Lists : 13. Removing in Place

Screen Link:

https://app.dataquest.io/m/1018/lists/13/removing-in-place

My Code:

def remove_at_idx(lst, ind):
    lst = lst[:ind] + lst[ind+1:]

What I expected to happen:
When I execute the above code with some test inputs, I am getting the desired result. That is the list is updated by removing the element mentioned at the given index. But when I click the submit button I am getting the below error.

I checked the solution provided by DQ where pop() method is used. But I would like to know what is the issue with my code.

What actually happened:

Paste output/error here

1 Like

After your function, use the sample code on the page and copy it into your window before running it:

a_list = ["A", "B", "C", "D", "E"]
remove_at_idx(a_list, 3)
print(a_list)

This is the test you want to use to see if the function will pass the challenge.

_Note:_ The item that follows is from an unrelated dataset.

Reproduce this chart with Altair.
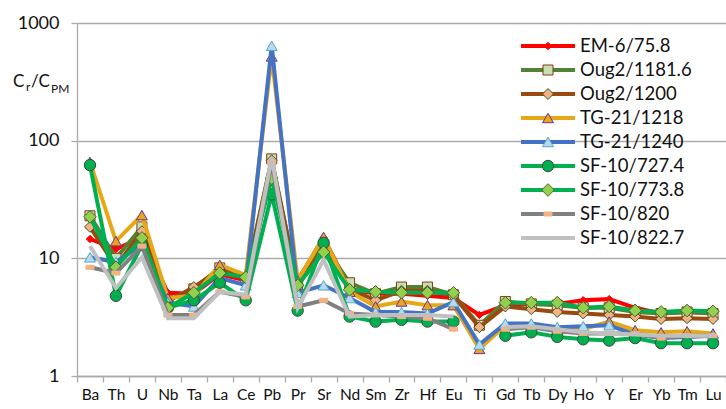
import altair as alt
import pandas as pd

elements = ["Ba", "Th", "U", "Nb", "Ta", "La", "Ce", "Pb", "Pr", "Sr", "Nd", "Sm", "Zr",
            "Hf", "Eu", "Ti", "Gd", "Tb", "Dy", "Ho", "Y", "Er", "Yb", "Tm", "Lu"]

series_names = ["EM-6/75.8", "Oug2/1181.6", "Oug2/1200", "TG-21/1218", "TG-21/1240",
                "SF-10/727.4", "SF-10/773.8", "SF-10/820", "SF-10/822.7"]

em6_758 = [14.6, 12.0, 15.0, 5.1, 5.0, 7.3, 6.5, 62, 6.5, 15.0, 5.5, 5.0, 5.0, 4.8, 4.6,
           3.3, 4.0, 4.1, 4.1, 4.4, 4.5, 3.8, 3.4, 3.5, 3.4]
oug2_11816 = [23, 10.0, 18.5, 4.4, 5.5, 8.3, 6.8, 70, 6.0, 13.0, 6.2, 5.0, 5.7, 5.7, 4.9,
              2.7, 4.3, 4.1, 4.0, 3.8, 3.8, 3.5, 3.4, 3.5, 3.4]
oug2_1200 = [18.5, 8.5, 17.0, 4.3, 5.7, 8.0, 6.7, 68, 5.8, 12.5, 5.5, 4.4, 5.3, 5.3, 4.8,
             2.6, 3.9, 3.7, 3.5, 3.4, 3.3, 3.2, 3.05, 3.1, 3.05]
tg21_1218 = [66, 14.0, 23.3, 4.6, 4.8, 8.8, 7.2, 520, 6.5, 15.2, 5.2, 3.9, 4.3, 4.0, 4.0,
             1.7, 2.7, 2.7, 2.5, 2.5, 2.9, 2.45, 2.35, 2.4, 2.3]
tg21_1240 = [10.2, 9.3, 13.0, 4.2, 3.9, 6.8, 5.9, 640, 5.1, 5.9, 4.6, 3.5, 3.5, 3.4, 4.25,
             1.85, 2.8, 2.8, 2.6, 2.65, 2.7, 2.25, 2.1, 2.15, 2.2]
sf10_7274 = [62, 4.8, 13.0, 3.8, 4.4, 6.2, 4.4, 35, 3.6, 13.5, 3.2, 2.9, 3.0, 2.9, 2.9,
             None, 2.2, 2.35, 2.15, 2.05, 2.0, 2.1, 1.9, 1.9, 1.9]
sf10_7738 = [22.5, 8.4, 14.9, 3.8, 5.1, 7.5, 6.9, 48, 5.9, 11.3, 5.4, 5.2, 5.1, 5.1, 5.1,
             None, 4.2, 4.2, 4.2, 3.8, 3.9, 3.6, 3.5, 3.6, 3.55]
sf10_820 = [8.4, 7.5, 12.7, 3.3, 3.3, 5.2, 4.7, 65, 3.9, 4.4, 3.4, 3.3, 3.2, 3.1, 2.5,
            None, 2.5, 2.6, 2.4, 2.3, 2.3, 2.3, 2.1, 2.2, 2.2]
sf10_8227 = [12.7, 5.6, 10.2, 3.1, 3.1, 5.2, 4.9, 72, 3.8, 9.7, 3.2, 3.3, 3.3, 3.3, 3.2,
             None, 2.6, 2.65, 2.5, 2.35, 2.3, 2.25, 2.2, 2.2, 2.2]

series_values = [em6_758, oug2_11816, oug2_1200, tg21_1218, tg21_1240,
                 sf10_7274, sf10_7738, sf10_820, sf10_8227]

rows = []
for name, vals in zip(series_names, series_values):
    for el, v in zip(elements, vals):
        rows.append({"series": name, "elem": el, "value": v})
df = pd.DataFrame(rows)
legend_df = pd.DataFrame({"series": series_names})

# styles
line_colors = ["#FF0000", "#548235", "#9A4A0E", "#E6A817", "#4472C4",
               "#00B050", "#00B050", "#808080", "#C0C0C0"]
marker_styles = [
    dict(shape="diamond", fill="#FF0000", stroke="#FF0000", size=55),
    dict(shape="square", fill="#C5E0B4", stroke="#843C0C", size=100),
    dict(shape="diamond", fill="#F4B183", stroke="#375623", size=120),
    dict(shape="triangle-up", fill="#E6A817", stroke="#7030A0", size=120),
    dict(shape="triangle-up", fill="#BDD7EE", stroke="#4BACC6", size=120),
    dict(shape="circle", fill="#00B050", stroke="#3A4A3A", size=130),
    dict(shape="diamond", fill="#92D050", stroke="#4F6228", size=160),
    dict(shape="M-1,-0.5L1,-0.5L1,0.5L-1,0.5Z", fill="#F4B183", stroke="#F4B183", size=64),
    None,
]

FONT = "Lato"
GRID = "#ABABAB"

X = alt.X("elem:N", sort=elements, bandPosition=0.5,
          scale=alt.Scale(type="band", domain=elements, paddingInner=0, paddingOuter=0),
          axis=alt.Axis(title=None, tickBand="extent", grid=False, domainColor=GRID,
                        domainWidth=1.3, tickColor=GRID, tickWidth=1.3, tickSize=6,
                        labelFont=FONT, labelFontSize=15.5, labelColor="#111111",
                        labelPadding=5, labelAngle=0))
Y = alt.Y("value:Q",
          scale=alt.Scale(type="log", domain=[1, 1000], nice=False),
          axis=alt.Axis(title=None, values=[1, 10, 100, 1000], format="d",
                        grid=True, gridColor=GRID, gridWidth=1.3,
                        domainColor=GRID, domainWidth=1.3, tickColor=GRID,
                        tickWidth=1.3, tickSize=6, labelFont=FONT, labelFontSize=18,
                        labelColor="#111111", labelPadding=12))

base = alt.Chart(df)
main_layers = []
for i, s in enumerate(series_names):
    main_layers.append(
        base.transform_filter(alt.datum.series == s)
        .mark_line(color=line_colors[i], strokeWidth=4, invalid="break-paths-filter-domains")
        .encode(x=X, y=Y)
    )
    ms = marker_styles[i]
    if ms is not None:
        main_layers.append(
            base.transform_filter((alt.datum.series == s) & alt.expr.isValid(alt.datum.value))
            .mark_point(shape=ms["shape"], filled=True, fill=ms["fill"], stroke=ms["stroke"],
                        strokeWidth=1, size=ms["size"], opacity=1)
            .encode(x=X, y=Y)
        )

main = alt.layer(*main_layers)

LY = alt.Y("series:N", sort=series_names,
           scale=alt.Scale(type="point", domain=series_names, range=[23, 215], padding=0),
           axis=None)
lbase = alt.Chart(legend_df)
legend_layers = []
for i, s in enumerate(series_names):
    f = lbase.transform_filter(alt.datum.series == s)
    legend_layers.append(
        f.mark_rule(color=line_colors[i], strokeWidth=4)
        .encode(x=alt.value(444), x2=alt.value(498), y=LY)
    )
    ms = marker_styles[i]
    if ms is not None:
        legend_layers.append(
            f.mark_point(shape=ms["shape"], filled=True, fill=ms["fill"], stroke=ms["stroke"],
                         strokeWidth=1, size=ms["size"], opacity=1)
            .encode(x=alt.value(471), y=LY)
        )
legend_layers.append(
    lbase.mark_text(align="left", baseline="middle", font=FONT, fontSize=18.5, color="#111111")
    .encode(x=alt.value(503), y=LY, text="series:N")
)

# y title C_r / C_PM
title_parts = [("C", -64, 64, 17), ("r", -51, 68, 12), ("/C", -46, 64, 17), ("PM", -26, 70, 12)]
title_df = pd.DataFrame({"t": [p[0] for p in title_parts]})
title_layers = []
for t, px, py, fs in title_parts:
    title_layers.append(
        alt.Chart(title_df).transform_filter(alt.datum.t == t)
        .mark_text(align="left", baseline="alphabetic", font=FONT, fontSize=fs, color="#111111")
        .encode(x=alt.value(px), y=alt.value(py), text="t:N")
    )

legend = alt.layer(*legend_layers, *title_layers)

chart = (
    alt.layer(main, legend)
    .resolve_scale(y="independent")
    .properties(width=649, height=353,
                autosize=alt.AutoSizeParams(type="none"),
                padding={"left": 77, "top": 23, "right": 0, "bottom": 33},
                background="white")
    .configure_view(stroke=None)
)

chart.save("out.html", embed_options={"renderer": "svg", "actions": False})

I found an article about lists you might like to look through. It might help you with seeing the difference. The 2 key ideas you can take away from it are:

  1. Non-in-place methods don’t alter their object; instead, they return a copy of that object

  2. We can use the plus sign operator to concatenate two lists, in the same way we can use it to concatenate two string objects. The result of the concatenation […] is an entirely new object

I hope that helps.

3 Likes

Thank you for the explanation. I understand now, here we had to update the list with ‘inplace’ concept and hence this code fails.
I executed the code with the below test values and it was working fine and hence had this doubt.

Code :
def remove_at_idx(lst, ind):
    return  lst[:ind] + lst[ind+1:]

Test case:
a_list = ["A", "B", "C", "D", "E"]
print(remove_at_idx(a_list, 3))

Output:
["A", "B", "C", "E"]
1 Like

I also need to update the list with ‘inplace’ concept.
Thanks for sharing the article and highlighting the 2 key ideas.